Anyone looking for the most
under-reported story of the spring in California need seek no further than the
tall stalks of kelp swaying back and forth just beneath the ocean surface along
much of the California coast.
Fish eat kelp; so do small crustaceans
near the bottom of the food chain which themselves are later consumed by larger
fish that sometimes become food for humans. The largely-neglected news story is
that it’s been somewhat radioactive off-and-on for months and it concentrates
Iodine 131 isotopes at levels 10,000 times higher than what’s in the
surrounding water.
At the same time, steam generator
problems have kept the San Onofre nuclear generating station near the
Orange-San Diego county line closed for three months, with no reopening in
sight as California heads into the summer season of peak electricity
consumption. This combination of events ought to have California authorities
deeply questioning the state’s heavy reliance on power from both San Onofre and
the Diablo Canyon atomic plant on the Central Coast.
The facilities aren’t due for
relicensing until the early 2020s, but the utilities that own and operate them
began preparing last year for license renewal proceedings.
Despite absorbing
radioactive iodine isotopes, the California kelp is still not “hot” enough to
endanger diners – at least so far as is now known. But lobsters and some
species of fish like mullet concentrate and retain radioactivity, which would
increase with any newly “hot” seawater.
Just 15 months ago, none of this was a
worry. San Onofre was running smoothly. The kelp was fine.

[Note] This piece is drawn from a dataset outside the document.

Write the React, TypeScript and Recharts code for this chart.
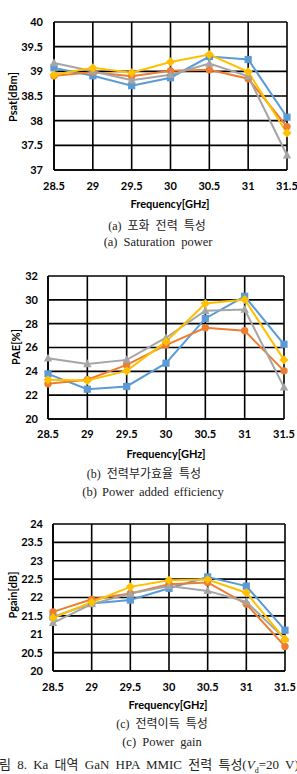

Even at Diablo
Canyon, where skeptical state legislators wondered whether an earthquake fault
discovered after the plant was built might produce temblors larger than the 7.5
level it was made to withstand, things were copacetic.
But then came a
great Japanese earthquake and tsunami, followed by meltdown and significant
leakage of radioactivity from that country’s Fukushima Daiichi generating
station.
Contaminated iodine and cesium rose
into clouds that crossed the Pacific and dumped heavy rain along the California
coast about one month later. Shortly thereafter, two scientists from Cal State
Long Beach tested kelp from various parts of the Pacific Coast, finding no
radioactivity off Alaska, but plenty of iodine and cesium isotopes off
California.
The fallout from the Japanese disaster
was sufficient to force evacuation of large swaths of that nation’s east coast.

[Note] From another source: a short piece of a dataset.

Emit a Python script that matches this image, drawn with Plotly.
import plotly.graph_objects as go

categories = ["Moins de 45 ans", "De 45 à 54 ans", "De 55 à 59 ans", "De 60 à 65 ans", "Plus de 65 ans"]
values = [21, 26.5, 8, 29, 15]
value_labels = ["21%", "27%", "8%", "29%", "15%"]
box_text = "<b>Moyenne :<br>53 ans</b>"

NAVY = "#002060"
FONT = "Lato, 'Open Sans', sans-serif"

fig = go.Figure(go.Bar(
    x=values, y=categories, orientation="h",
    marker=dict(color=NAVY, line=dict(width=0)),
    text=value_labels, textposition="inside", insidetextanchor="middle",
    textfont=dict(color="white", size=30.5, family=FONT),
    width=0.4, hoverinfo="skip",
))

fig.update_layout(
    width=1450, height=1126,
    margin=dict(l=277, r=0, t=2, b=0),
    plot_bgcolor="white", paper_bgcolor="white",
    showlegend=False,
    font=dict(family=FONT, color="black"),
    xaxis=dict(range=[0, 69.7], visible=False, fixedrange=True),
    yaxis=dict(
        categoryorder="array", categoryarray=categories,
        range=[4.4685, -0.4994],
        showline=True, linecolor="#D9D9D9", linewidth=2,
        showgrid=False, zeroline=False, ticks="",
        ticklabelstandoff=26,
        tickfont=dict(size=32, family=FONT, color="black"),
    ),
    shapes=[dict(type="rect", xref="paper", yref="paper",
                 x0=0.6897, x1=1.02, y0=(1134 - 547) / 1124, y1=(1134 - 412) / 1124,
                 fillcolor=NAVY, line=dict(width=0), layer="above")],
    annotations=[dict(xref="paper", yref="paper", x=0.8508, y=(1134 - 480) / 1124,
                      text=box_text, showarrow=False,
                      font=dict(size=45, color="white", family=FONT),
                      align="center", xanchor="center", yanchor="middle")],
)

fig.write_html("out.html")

And while Iodine 131 has a half life of about a month – meaning it wasn’t a
threat for long unless fish or crustaceans concentrated it much more heavily
than was found in the kelp they ate, the cesium (detected only in lower
concentrations so far) lasts much longer, and will likely remain in sea life
for more than 30 years.
At the same time, the problems at San
Onofre – operated by Southern California Edison Co. – remain unexplained and
the federal Nuclear Regulatory Commission says it won’t allow a restart until
the pattern of premature wear in steam generator tubes is explained and
corrected. The agency is normally the nuclear industry’s best friend and
enabler in government.
Off Diablo Canyon, Pacific Gas &
Electric Co. is spending $64 million to make the first precise map of seismic
faults offshore from that generating station. But even that survey probably
will not produce full answers to questions about how much danger may exist,
because PG&E will measure neither the pace of possible tectonic plate
slippage nor the frequency of past quakes in the immediate area. Instead, the
utility says it will depend on calculations of assumed slip rates.
That kind of incomplete data might
have been one enabling factor in the Fukushima Daiichi disaster, which
demonstrated that even a partial meltdown many thousands of miles away can
produce measurable radiation increases here.
No one knows how much more
contamination a Fukushima-like quake and tsunami near either San Onofre or
Diablo Canyon could cause. Nor does anyone yet know how bad the problems may be
at San Onofre.
If these questions don’t reinforce the
need for meticulous analysis in considering relicensing the two California
nuclear stations, it’s hard to see what could.
For sure, no one looks more prescient
today than the 10 legislators who wrote the NRC weeks before Fukushima begging
for public hearings in California before the renewal proceedings go very far.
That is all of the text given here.